Умирал Греченин мужественно, с чувством иронии к себе, опытному врачу, погибающему от стертой пятки. И с чувством какой-то неземной, что ли — может быть, потому что в горах, — любви к женщине, которая увидела в нем и поняла самое существенное, чего раньше не видели и не понимали. Это выражение мужественности, иронии и любви отпечаталось на его лице, когда он лежал уже мертвый. Она похоронила его в Нальчике, у подножия гор.
Умирая, он завещал богатейшую, с уникальными изданиями научно-медицинскую библиотеку Институту физиотерапии.
Вернувшись в Москву, она выполнила его волю. Было это накануне нового, сорокового года.
Елена Васильевна, овдовев, жила затворницей, но в новогоднюю ночь она была не одна — за столом с ней сидели две девушки: Тамара и ее подруга. Тамара была с детства очарована хозяйкой дома — она бывала в нем часто при жизни Греченина. Валерий Александрович устраивал у себя музыкальные вечера: он играл на фисгармонии, даже сам сочинял музыку. Эти вечера посещал врач Беляев с дочерью Тамарой. Вот она и была с подругой у Елены Васильевны в ту новогоднюю ночь.
Лет через тридцать эта самая Тамара, теперь Тамара Владимировна, и не Беляева, а Буевская, сыграет большую роль в судьбе коллекции, а тем самым и в судьбе самой Елены Васильевны. Я писал выше, что судьба эта открывалась мне в живом, даже, уточнил бы я сейчас, в живописном беспорядке, но была в ней одна четкая непреложность: те, кто вошел не в судьбу даже, а в дом Елены Васильевны — ради музыки или ради картин, — оставались в ее жизни надолго, навсегда и если уходили, то как Валерий Александрович.
— В Елене Васильевне было безупречно все: речь, манера держаться, одежда…

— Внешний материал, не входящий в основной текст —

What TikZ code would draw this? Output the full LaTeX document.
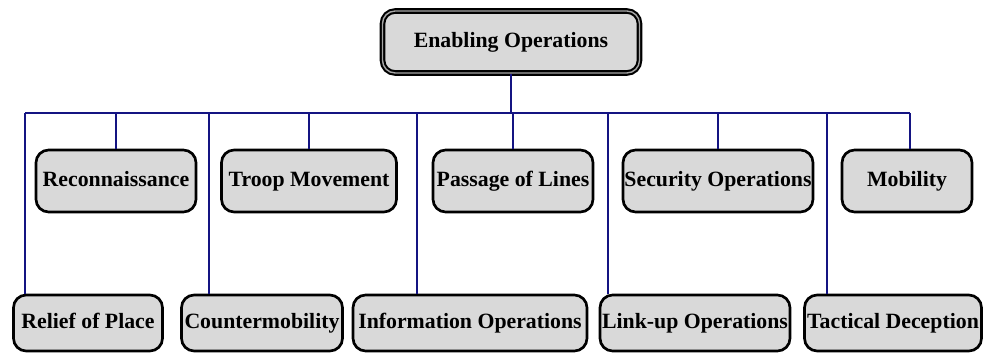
\documentclass[tikz,border=0pt]{standalone}
\usepackage{fontspec}
\setmainfont{Liberation Serif}
\definecolor{boxgray}{RGB}{217,217,217}
\definecolor{linenavy}{RGB}{20,20,130}
\tikzset{
  opbox/.style={draw=black, fill=boxgray, line width=1.9pt, rounded corners=9pt,
    inner sep=1pt, align=center, text height=1.6ex, text depth=0ex,
    font=\fontsize{15.5}{18}\selectfont\bfseries},
  topbox/.style={opbox, double=gray!70, double distance=1pt, line width=1.5pt},
  link/.style={draw=linenavy, line width=2.1pt}
}
\begin{document}
\begin{tikzpicture}[x=0.025cm,y=-0.025cm]
    % canvas, in pixels of the reference
    \useasboundingbox (0,0) rectangle (988,353);
    \def\rowa{181}
    \def\rowb{323}
    \def\busy{113}

    % Draw the head
    \node[topbox, minimum width=257*0.025cm, minimum height=62*0.025cm] (enabling) at (511,42) {Enabling Operations};

    % Draw the upper row
    \node[opbox, minimum width=160*0.025cm, minimum height=62*0.025cm] (recon) at (116,\rowa) {Reconnaissance};
    \node[opbox, minimum width=175*0.025cm, minimum height=62*0.025cm] (troop) at (309,\rowa) {Troop Movement};
    \node[opbox, minimum width=160*0.025cm, minimum height=62*0.025cm] (passage) at (513,\rowa) {Passage of Lines};
    \node[opbox, minimum width=190*0.025cm, minimum height=62*0.025cm] (security) at (718,\rowa) {Security Operations};
    \node[opbox, minimum width=130*0.025cm, minimum height=62*0.025cm] (mobility) at (907,\rowa) {Mobility};

    % Draw the lower row
    \node[opbox, minimum width=149*0.025cm, minimum height=56*0.025cm] (relief) at (88,\rowb) {Relief of Place};
    \node[opbox, minimum width=161*0.025cm, minimum height=56*0.025cm] (counter) at (262,\rowb) {Countermobility};
    \node[opbox, minimum width=234*0.025cm, minimum height=56*0.025cm] (info) at (470,\rowb) {Information Operations};
    \node[opbox, minimum width=190*0.025cm, minimum height=56*0.025cm] (linkup) at (695,\rowb) {Link-up Operations};
    \node[opbox, minimum width=177*0.025cm, minimum height=56*0.025cm] (tactical) at (893,\rowb) {Tactical Deception};

    % Bus and drop points
    \coordinate (busleft) at (25,\busy);
    \coordinate (busright) at (910,\busy);
    \coordinate (dcounter) at (209,\busy);
    \coordinate (dinfo) at (417,\busy);
    \coordinate (dlinkup) at (608,\busy);
    \coordinate (dtactical) at (827,\busy);

    \draw[link] (busleft) -- (busright);
    \draw[link] (enabling.south) -- (enabling.south |- busleft);

    \foreach \n in {recon,troop,passage,security} {
      \draw[link] (\n.north) -- (\n.north |- busleft);
    }
    \draw[link] (busright) -- (busright |- mobility.north);

    % Long drops to the lower row
    \draw[link] (busleft) -- (busleft |- relief.north);
    \foreach \d in {dcounter,dinfo,dlinkup,dtactical} {
      \draw[link] (\d) -- (\d |- relief.north);
    }
\end{tikzpicture}
\end{document}
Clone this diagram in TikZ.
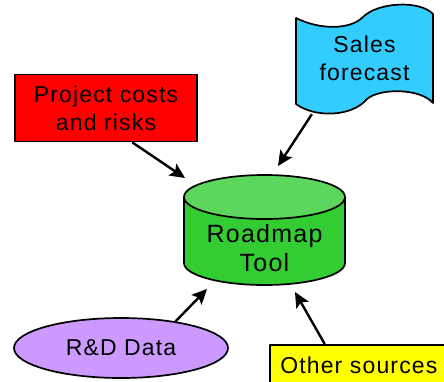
\documentclass[tikz,border=0pt]{standalone}
\usepackage{fontspec}
\setmainfont{Liberation Sans}[LetterSpace=5]
\usetikzlibrary{arrows.meta,shapes.geometric,calc}
\definecolor{pcred}{HTML}{FF0000}
\definecolor{sfcyan}{HTML}{33CCFF}
\definecolor{cylbody}{HTML}{33CC33}
\definecolor{cyltop}{HTML}{5CD65C}
\definecolor{rdpurple}{HTML}{CC99FF}
\definecolor{osyellow}{HTML}{FFFF00}
\tikzset{
 outline/.style={draw=black, line width=1.7pt, line join=round},
 txt/.style={font=\fontsize{23}{28}\selectfont, align=center, inner sep=0pt},
 arr/.style={line width=2.4pt, -{Stealth[length=15pt,width=14pt,inset=3pt]}},
}
\begin{document}
\begin{tikzpicture}[x=1pt,y=-1pt]
\useasboundingbox (0,0) rectangle (444,381);
% Project costs box
\node[outline, fill=pcred, txt, minimum width=182pt, minimum height=67pt] (pc) at (106,108) {Project costs\\and risks};
% Sales forecast tape shape
\draw[outline, fill=sfcyan] (296,18) .. controls (320,30) and (350,30) .. (363,17) .. controls (378,2) and (420,0) .. (433,14) -- (433,103) .. controls (420,88) and (380,88) .. (367,99) .. controls (352,117) and (315,118) .. (296,104) -- cycle;
\node[txt, minimum width=137pt, minimum height=111pt] (sf) at (364.5,58.5) {Sales\\forecast};
% Roadmap cylinder
\draw[outline, fill=cylbody] (184,197) -- (184,263) arc[start angle=180, end angle=0, x radius=80.5, y radius=22] -- (345,197) -- cycle;
\draw[outline, fill=cyltop] (264.5,197) ellipse[x radius=80.5, y radius=22];
\node[txt, font=\fontsize{25}{29.4}\selectfont] (rt) at (264.5,248) {Roadmap\\Tool};
% R&D Data
\node[outline, fill=rdpurple, ellipse, txt, minimum width=214pt, minimum height=60pt] (rd) at (121,348) {R\&D Data};
% Other sources
\node[outline, fill=osyellow, txt, anchor=north west, minimum width=178pt, minimum height=40pt] (os) at (269,344) {Other sources};
% arrow targets
\coordinate (t1) at (185,178);
\coordinate (t2) at (278,166);
\coordinate (t3) at (207,289);
\coordinate (t4) at (295,292);
\draw[arr] ($(pc.south west)!0.643!(pc.south east)$) -- (t1);
\draw[arr] ($(sf.south west)!0.117!(sf.south east)$) -- (t2);
\draw[arr] (rd.26) -- (t3);
\draw[arr] ($(os.north west)!0.31!(os.north east)$) -- (t4);
\end{tikzpicture}
\end{document}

Общение с ней непрерывно и все время по-новому радовало. И удивляло. Иногда — женщина из девятнадцатого века, в которой чувствовалось что-то бальное. Не старомодная, а старинно-изящная. Иногда — современней нас, юных, настоящая альпинистка. А ту новогоднюю ночь я не забуду никогда. Нас было трое. Играла музыка, Чайковский — «Пиковая дама», «Времена года»: «Январь», «Февраль»… На столе были разложены веточки ландыша. И это сочетание зимней музыки с летним, лесным волновало особенно. С каким-то высоким артистизмом дарила Елена Васильевна в ту ночь нам радость. Ей хотелось, чтобы нам было хорошо. Может быть, сознание, что она украсила нашу жизнь, утишало ее боль. Потом я убедилась: она не могла жить, не радуя, не украшая. И делала это особенно настойчиво тогда, когда болела душа… Стоило ее увидеть, как рождалось ожидание чего-то неожиданного и необыкновенного.
Если бы я писал вещь художественную — рассказ, повесть — и волен был бы распоряжаться судьбами и отношениями героев, то именно сейчас, после этой новогодней ночи, в старомосковском переулке появился бы старый-старый студент-юрист…
Но в реальной жизни появился Анатолий Мелентьевич Кожебаткин — легендарная личность, один из первых русских летчиков, летавших с Сергеем Уточкиным. Он и стал ее третьим мужем. Кожебаткин коллекционировал старинную русскую мебель.
Большой, живописный, седой, надежный, чудаковатый, он был этой мебели под стать. Они объединили коллекции и судьбы. Но больше, пожалуй, судьбы, чем коллекции: в годы первой мировой войны Кожебаткин летал над теми самыми полями, по которым шла сестра милосердия Успенская, у них была масса волнующих воспоминаний.
Они жили в ладу до последнего часа, расставаясь лишь на лето, когда она уходила в горы, а в горы уходила она ежегодно. Она стала инструктором альпинизма, учила молодых. Кожебаткин в летние месяцы усердно реставрировал мебель — он стал в этом деле большим мастером.
Старинная мебель не захватила ее с такой силой, как старая живопись. И все же, чем дальше, тем больше волновали ее этот монументальный буфет, и бездонное кресло, и туманное, но по-прежнему нелживое зеркало. Хотя к зеркалу она подходила реже, чем к остальным любимым вещам Кожебаткина.
Когда они поженились, ей было больше пятидесяти, ему — за шестьдесят.